Exercise details: Review the material and extract every line in which the word "seaborn" occurs.

=-=-=

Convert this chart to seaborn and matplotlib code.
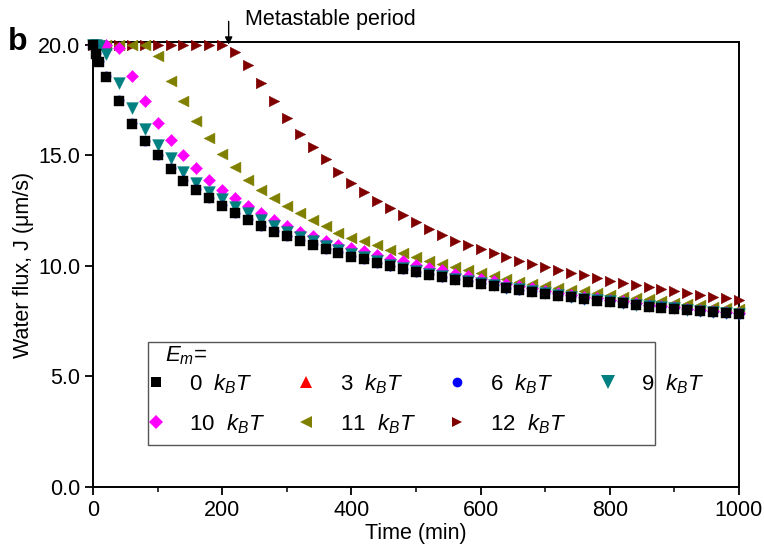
import matplotlib
matplotlib.use("Agg")
import matplotlib.pyplot as plt
import seaborn as sns
import pandas as pd
from matplotlib.lines import Line2D
from matplotlib.patches import Rectangle
from matplotlib.ticker import MultipleLocator, FormatStrFormatter

# ---------------- data ----------------
time_min = [0, 5, 10, 20, 40, 60, 80, 100, 120, 140, 160, 180, 200, 220, 240, 260, 280, 300,
            320, 340, 360, 380, 400, 420, 440, 460, 480, 500, 520, 540, 560, 580, 600,
            620, 640, 660, 680, 700, 720, 740, 760, 780, 800, 820, 840, 860, 880, 900,
            920, 940, 960, 980, 1000]

J_0kT = [20.0, 19.60, 19.22, 18.55, 17.46, 16.42, 15.63, 14.99, 14.40, 13.85, 13.44, 13.06, 12.71,
         12.38, 12.08, 11.80, 11.55, 11.33, 11.13, 10.95, 10.76, 10.60, 10.42, 10.30, 10.12, 9.97,
         9.85, 9.71, 9.59, 9.49, 9.37, 9.29, 9.19, 9.10, 8.99, 8.90, 8.82, 8.73, 8.65, 8.57, 8.49,
         8.43, 8.38, 8.31, 8.24, 8.16, 8.11, 8.07, 8.01, 7.96, 7.90, 7.86, 7.81]

J_3kT = [20.0, 19.60, 19.22, 18.55, 17.46, 16.42, 15.63, 14.99, 14.40, 13.85, 13.44, 13.06, 12.71,
         12.38, 12.08, 11.80, 11.55, 11.33, 11.13, 10.95, 10.76, 10.60, 10.42, 10.30, 10.12, 9.97,
         9.85, 9.71, 9.59, 9.49, 9.37, 9.29, 9.19, 9.10, 8.99, 8.90, 8.82, 8.73, 8.65, 8.57, 8.49,
         8.43, 8.38, 8.31, 8.24, 8.16, 8.11, 8.07, 8.01, 7.96, 7.90, 7.86, 7.81]

J_6kT = [20.0, 19.62, 19.24, 18.58, 17.49, 16.45, 15.66, 15.01, 14.42, 13.87, 13.46, 13.08, 12.73,
         12.40, 12.10, 11.82, 11.57, 11.35, 11.15, 10.97, 10.78, 10.62, 10.44, 10.32, 10.14, 9.99,
         9.87, 9.73, 9.61, 9.51, 9.39, 9.31, 9.21, 9.12, 9.01, 8.92, 8.84, 8.75, 8.67, 8.59, 8.51,
         8.45, 8.40, 8.33, 8.26, 8.18, 8.13, 8.09, 8.03, 7.98, 7.92, 7.88, 7.83]

J_9kT = [20.0, 20.0, 19.93, 19.59, 18.27, 17.14, 16.19, 15.48, 14.86, 14.26, 13.76, 13.36, 13.02,
         12.68, 12.38, 12.08, 11.81, 11.55, 11.30, 11.10, 10.90, 10.72, 10.52, 10.38, 10.20, 10.04,
         9.91, 9.77, 9.64, 9.53, 9.41, 9.32, 9.22, 9.13, 9.02, 8.93, 8.84, 8.75, 8.67, 8.59, 8.51,
         8.45, 8.39, 8.32, 8.25, 8.18, 8.12, 8.08, 8.02, 7.97, 7.91, 7.87, 7.82]

J_10kT = [20.0, 20.0, 20.0, 20.0, 19.85, 18.60, 17.44, 16.46, 15.68, 15.00, 14.42, 13.86, 13.44,
          13.06, 12.71, 12.38, 12.08, 11.81, 11.55, 11.33, 11.13, 10.95, 10.80, 10.65, 10.50, 10.32,
          10.20, 10.05, 9.90, 9.79, 9.64, 9.52, 9.41, 9.30, 9.18, 9.07, 8.98, 8.88, 8.79, 8.70, 8.61,
          8.54, 8.47, 8.40, 8.32, 8.25, 8.19, 8.13, 8.07, 8.02, 7.96, 7.91, 7.86]

J_11kT = [20.0, 20.0, 20.0, 20.0, 20.0, 20.0, 20.0, 19.47, 18.37, 17.43, 16.53, 15.77, 15.05,
          14.45, 13.90, 13.43, 13.06, 12.70, 12.39, 12.08, 11.78, 11.50, 11.28, 11.10, 10.92, 10.72,
          10.57, 10.39, 10.24, 10.09, 9.94, 9.82, 9.67, 9.55, 9.41, 9.29, 9.19, 9.08, 8.99, 8.91,
          8.84, 8.76, 8.66, 8.61, 8.54, 8.49, 8.43, 8.34, 8.28, 8.24, 8.16, 8.09, 8.04]

J_12kT = [20.0, 20.0, 20.0, 20.0, 20.0, 20.0, 20.0, 20.0, 20.0, 20.0, 20.0, 20.0, 20.0,
          19.65, 19.10, 18.28, 17.45, 16.70, 15.97, 15.38, 14.81, 14.25, 13.74, 13.33, 12.95, 12.61,
          12.28, 11.96, 11.66, 11.40, 11.14, 10.95, 10.76, 10.57, 10.39, 10.23, 10.08, 9.94, 9.80,
          9.67, 9.57, 9.47, 9.33, 9.24, 9.14, 9.04, 8.95, 8.84, 8.76, 8.69, 8.61, 8.54, 8.46]

series_labels = ["0  $k_BT$", "3  $k_BT$", "6  $k_BT$", "9  $k_BT$",
                 "10  $k_BT$", "11  $k_BT$", "12  $k_BT$"]
series_values = [J_0kT, J_3kT, J_6kT, J_9kT, J_10kT, J_11kT, J_12kT]

x_ticks = [0, 200, 400, 600, 800, 1000]
y_ticks = [0.0, 5.0, 10.0, 15.0, 20.0]

# ---------------- style ----------------
colors = ["#000000", "#FF0000", "#0000FF", "#008080", "#FF00FF", "#808000", "#800000"]
markers = ["s", "^", "o", "v", "D", "<", ">"]
sizes = [46, 38, 44, 72, 38, 62, 58]
zorders = [10, 9, 8, 7, 6, 5, 4]

sns.set_style("ticks")
plt.rcParams["font.family"] = ["Liberation Sans", "DejaVu Sans"]
plt.rcParams["mathtext.fontset"] = "custom"
plt.rcParams["mathtext.rm"] = "Liberation Sans"
plt.rcParams["mathtext.it"] = "Liberation Sans:italic"
plt.rcParams["mathtext.bf"] = "Liberation Sans:bold"
for key in ["text.color", "axes.labelcolor", "xtick.color", "ytick.color", "axes.edgecolor"]:
    plt.rcParams[key] = "black"

FS = 15.5

fig = plt.figure(figsize=(7.64, 5.53), dpi=100)
ax = fig.add_axes([93 / 764, 1 - 487 / 553, 646 / 764, 445 / 553])

for lab, vals, c, m, s, z in zip(series_labels, series_values, colors, markers, sizes, zorders):
    df = pd.DataFrame({"t": time_min, "J": vals})
    sns.scatterplot(data=df, x="t", y="J", ax=ax, marker=m, color=c, s=s,
                    edgecolor=c, linewidth=0.3, zorder=z, clip_on=False, legend=False)

ax.set_xlim(0, 1000)
ax.set_ylim(0, 20.12)
ax.set_xticks(x_ticks)
ax.set_yticks(y_ticks)
ax.xaxis.set_minor_locator(MultipleLocator(100))
ax.yaxis.set_major_formatter(FormatStrFormatter("%.1f"))
ax.tick_params(axis="both", which="major", direction="out", length=6, width=1.3,
               labelsize=FS, pad=3, colors="black")
ax.tick_params(axis="x", which="minor", direction="out", length=3.5, width=1.1, colors="black")
for sp in ax.spines.values():
    sp.set_visible(True)
    sp.set_linewidth(1.4)
    sp.set_color("black")

ax.set_xlabel("Time (min)", fontsize=FS, labelpad=2)
ax.set_ylabel("Water flux, J (\u03bcm/s)", fontsize=FS, labelpad=3)

# Metastable period arrow
ax.annotate("", xy=(210, 20.0), xytext=(210, 21.05),
            arrowprops=dict(arrowstyle="-|>", color="black", lw=1.0, mutation_scale=11,
                            shrinkA=0, shrinkB=0),
            annotation_clip=False)
ax.text(236, 21.13, "Metastable period", fontsize=FS, va="center", ha="left")

fig.text(8 / 764, 1 - 50 / 553, "b", fontsize=23, fontweight="bold", va="baseline", ha="left")

# legend
handles = [Line2D([], [], linestyle="", marker=m, color=c, markersize=ms, markeredgewidth=0)
           for m, c, ms in zip(markers, colors, [6.5, 9.0, 7.0, 9.5, 7.5, 8.0, 7.5])]
order = [0, 4, 1, 5, 2, 6, 3]
LFS = 16
leg = ax.legend([handles[i] for i in order], [series_labels[i] for i in order],
                ncol=4, loc="upper left", bbox_to_anchor=(0.080, 0.2585),
                frameon=False, fontsize=LFS, handlelength=1.0, handletextpad=1.0,
                columnspacing=1.35, labelspacing=0.75, borderpad=0.0, borderaxespad=0.0)
leg.set_zorder(20)
ax.text((165 - 93) / 646, (487 - 356) / 445, "$E_m$=", transform=ax.transAxes,
        fontsize=LFS, ha="left", va="center", zorder=20)
ax.add_patch(Rectangle((0.085, 0.094), 0.785, 0.232, transform=ax.transAxes,
                       fill=False, edgecolor="#555555", linewidth=1.0, zorder=19))

fig.savefig("out.png", dpi=100, facecolor="white")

=-=-=

Completed exercise:
Convert this chart to seaborn and matplotlib code.
import seaborn as sns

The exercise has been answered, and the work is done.